### [TASK OBJECTIVE]
Search the material below for the string "React" and list each line that holds it.

** Start of INFORMATION SHOWN **

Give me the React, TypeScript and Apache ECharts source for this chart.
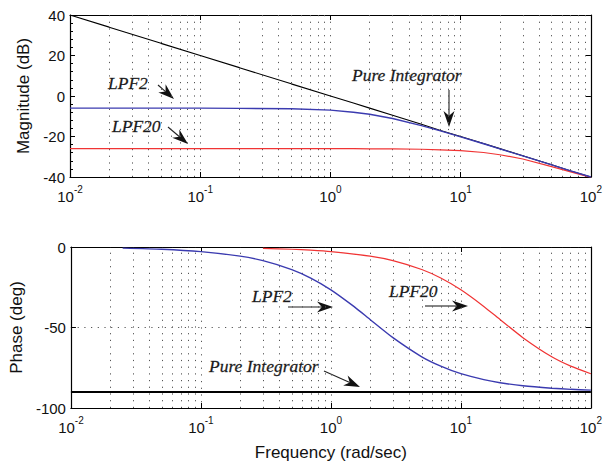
import React, { useEffect, useRef } from "react";
import * as echarts from "echarts";

// ---------- data ----------
const FREQ_MAG = [0.01, 0.02, 0.05, 0.1, 0.2, 0.5, 1, 1.5, 2, 3, 5, 7, 10, 15, 20, 30, 50, 70, 100];
const MAG_INTEGRATOR = [40, 34, 26, 20, 14, 6, 0, -3.5, -6, -9.5, -14, -17, -20, -23.5, -26, -29.5, -34, -37, -40];
const MAG_LPF2 = [-6, -6, -6, -6, -6.1, -6.3, -7, -8, -9, -11.1, -14.6, -17.2, -20.2, -23.6, -26.1, -29.6, -34, -37, -40];
const MAG_LPF20 = [-26, -26, -26, -26, -26, -26, -26, -26, -26.1, -26.1, -26.3, -26.6, -27, -27.9, -29, -31.1, -34.9, -37.5, -40.2];

const FREQ_PH_LPF2 = [0.025, 0.05, 0.1, 0.2, 0.3, 0.5, 0.7, 1, 1.5, 2, 3, 5, 7, 10, 15, 20, 30, 50, 70, 100];
const PH_LPF2 = [-0.7, -1.4, -2.9, -5.7, -8.5, -14, -19.3, -26.6, -36.9, -45, -56.3, -68.2, -74, -78.7, -82.4, -84.3, -86.2, -87.7, -88.4, -88.9];
const FREQ_PH_LPF20 = [0.3, 0.5, 0.7, 1, 2, 3, 5, 7, 10, 15, 20, 30, 50, 70, 100];
const PH_LPF20 = [-0.9, -1.4, -2, -2.9, -5.7, -8.5, -14, -19.3, -26.6, -36.9, -45, -56.3, -68.2, -74, -78.7];
const FREQ_PH_INT = [0.01, 100];
const PH_INT = [-90, -90];

const DECADES = [0.01, 0.1, 1, 10];
const MINOR_MULTS = [2, 3, 4, 5, 6, 7, 8, 9];
const MAG_TICKS = { min: -40, max: 40, interval: 20 };
const PH_TICKS = { min: -100, max: 0, interval: 50 };

const BLUE = "#3b3bb0";
const RED = "#f03434";
const FONT = "Liberation Sans";
const SERIF = "Liberation Serif";

function pairs(xs: number[], ys: number[]) {
  return xs.map((x, i) => [x, ys[i]]);
}

function arrow(x1: number, y1: number, x2: number, y2: number, head = 16, half = 5.5) {
  const dx = x2 - x1, dy = y2 - y1;
  const L = Math.hypot(dx, dy);
  const ux = dx / L, uy = dy / L;
  const bx = x2 - ux * head, by = y2 - uy * head;
  const px = -uy, py = ux;
  const nx = x2 - ux * head * 0.7, ny = y2 - uy * head * 0.7;
  return [
    { type: "line", shape: { x1, y1, x2: nx, y2: ny }, style: { stroke: "#222", lineWidth: 1.1 } },
    {
      type: "polygon",
      shape: { points: [[x2, y2], [bx + px * half, by + py * half], [nx, ny], [bx - px * half, by - py * half]] },
      style: { fill: "#111" },
    },
  ];
}

function label(text: string, x: number, y: number) {
  return {
    type: "text",
    x,
    y,
    style: {
      text,
      fontFamily: SERIF,
      fontStyle: "italic",
      fontSize: 17.5,
      fill: "#1a1a1a",
      stroke: "#555",
      lineWidth: 0.3,
      verticalAlign: "middle",
    },
  };
}

export default function App() {
  const ref = useRef<HTMLDivElement>(null);

  useEffect(() => {
    document.body.style.margin = "0";
    const chart = echarts.init(ref.current!, null, { renderer: "svg" });

    const minorLines = DECADES.flatMap((d) => MINOR_MULTS.map((m) => ({ xAxis: +(d * m).toPrecision(3) })));
    const gridMarkLine = {
      silent: true,
      symbol: "none",
      label: { show: false },
      lineStyle: { type: [1.2, 5.5], color: "#555", width: 1 },
      data: minorLines,
      z: 1,
    };

    const dotted = { show: true, lineStyle: { type: [1.2, 5.5], color: "#555", width: 1 } };
    const logLabel = {
      fontFamily: FONT,
      color: "#111",
      margin: 7,
      formatter: (v: number) => `{b|10}{s|${Math.round(Math.log10(v))}}`,
      rich: {
        b: { fontFamily: FONT, fontSize: 15, color: "#111", padding: [5, 0, 0, 0], verticalAlign: "bottom" },
        s: { fontFamily: FONT, fontSize: 10, color: "#111", verticalAlign: "top" },
      },
    };
    const axisLine = { show: true, onZero: false, lineStyle: { color: "#000", width: 1.2 } };
    const tick = { show: true, inside: true, length: 5, lineStyle: { color: "#000" } };

    const xCommon = { type: "log", logBase: 10, min: 0.01, max: 100, axisLine, axisTick: tick };
    const nameStyle = { fontFamily: FONT, fontSize: 17, color: "#111" };

    const option: any = {
      animation: false,
      backgroundColor: "#fff",
      grid: [
        { left: 70, top: 15, width: 522, height: 162 },
        { left: 70, top: 247, width: 522, height: 161 },
      ],
      xAxis: [
        { ...xCommon, gridIndex: 0, position: "bottom", axisLabel: logLabel, splitLine: dotted },
        { ...xCommon, gridIndex: 0, position: "top", axisLabel: { show: false }, splitLine: { show: false } },
        {
          ...xCommon,
          gridIndex: 1,
          position: "bottom",
          axisLabel: logLabel,
          splitLine: dotted,
          name: "Frequency (rad/sec)",
          nameLocation: "middle",
          nameGap: 36,
          nameTextStyle: nameStyle,
        },
        { ...xCommon, gridIndex: 1, position: "top", axisLabel: { show: false }, splitLine: { show: false } },
      ],
      yAxis: [
        {
          type: "value",
          gridIndex: 0,
          position: "left",
          ...MAG_TICKS,
          axisLine,
          axisTick: tick,
          minorTick: { show: true, splitNumber: 5, length: 3, lineStyle: { color: "#000" } },
          splitLine: { show: false },
          axisLabel: { fontFamily: FONT, fontSize: 15, color: "#111", margin: 5 },
          name: "Magnitude (dB)",
          nameLocation: "middle",
          nameGap: 37,
          nameTextStyle: nameStyle,
        },
        {
          type: "value",
          gridIndex: 0,
          position: "right",
          ...MAG_TICKS,
          axisLine,
          axisTick: tick,
          splitLine: { show: false },
          axisLabel: { show: false },
        },
        {
          type: "value",
          gridIndex: 1,
          position: "left",
          ...PH_TICKS,
          axisLine,
          axisTick: tick,
          splitLine: dotted,
          axisLabel: { fontFamily: FONT, fontSize: 15, color: "#111", margin: 5 },
          name: "Phase (deg)",
          nameLocation: "middle",
          nameGap: 37,
          nameTextStyle: nameStyle,
        },
        {
          type: "value",
          gridIndex: 1,
          position: "right",
          ...PH_TICKS,
          axisLine,
          axisTick: tick,
          splitLine: { show: false },
          axisLabel: { show: false },
        },
      ],
      series: [
        {
          type: "line",
          name: "Pure Integrator",
          xAxisIndex: 0,
          yAxisIndex: 0,
          data: pairs(FREQ_MAG, MAG_INTEGRATOR),
          showSymbol: false,
          lineStyle: { color: "#000", width: 1.1 },
          markLine: gridMarkLine,
          z: 3,
        },
        {
          type: "line",
          name: "LPF2",
          xAxisIndex: 0,
          yAxisIndex: 0,
          data: pairs(FREQ_MAG, MAG_LPF2),
          showSymbol: false,
          lineStyle: { color: BLUE, width: 1.4 },
          z: 4,
        },
        {
          type: "line",
          name: "LPF20",
          xAxisIndex: 0,
          yAxisIndex: 0,
          data: pairs(FREQ_MAG, MAG_LPF20),
          showSymbol: false,
          lineStyle: { color: RED, width: 1.2 },
          z: 3,
        },
        {
          type: "line",
          name: "Pure Integrator",
          xAxisIndex: 2,
          yAxisIndex: 2,
          data: pairs(FREQ_PH_INT, PH_INT),
          showSymbol: false,
          lineStyle: { color: "#000", width: 2 },
          markLine: gridMarkLine,
          z: 3,
        },
        {
          type: "line",
          name: "LPF2",
          xAxisIndex: 2,
          yAxisIndex: 2,
          data: pairs(FREQ_PH_LPF2, PH_LPF2),
          showSymbol: false,
          smooth: 0.2,
          lineStyle: { color: BLUE, width: 1.4 },
          z: 3,
        },
        {
          type: "line",
          name: "LPF20",
          xAxisIndex: 2,
          yAxisIndex: 2,
          data: pairs(FREQ_PH_LPF20, PH_LPF20),
          showSymbol: false,
          smooth: 0.2,
          lineStyle: { color: RED, width: 1.2 },
          z: 3,
        },
      ],
      graphic: [
        label("LPF2", 108, 83),
        ...arrow(158, 85, 174, 99),
        label("LPF20", 112, 126),
        ...arrow(168, 127, 188, 144),
        label("Pure Integrator", 352, 75),
        ...arrow(449, 90, 449, 127),
        label("LPF2", 252, 296),
        ...arrow(288, 307, 333, 307),
        label("LPF20", 389, 291),
        ...arrow(425, 306, 468, 306),
        label("Pure Integrator", 209, 366),
        ...arrow(324, 371, 360, 387),
      ],
    };

    chart.setOption(option);
    return () => chart.dispose();
  }, []);

  return (
    <div
      ref={ref}
      style={{ position: "fixed", left: 0, top: 0, width: 605, height: 463, background: "#fff" }}
    />
  );
}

** End of INFORMATION SHOWN **

### [REPLY TO THE EXERCISE]
Give me the React, TypeScript and Apache ECharts source for this chart.
import React, { useEffect, useRef } from "react";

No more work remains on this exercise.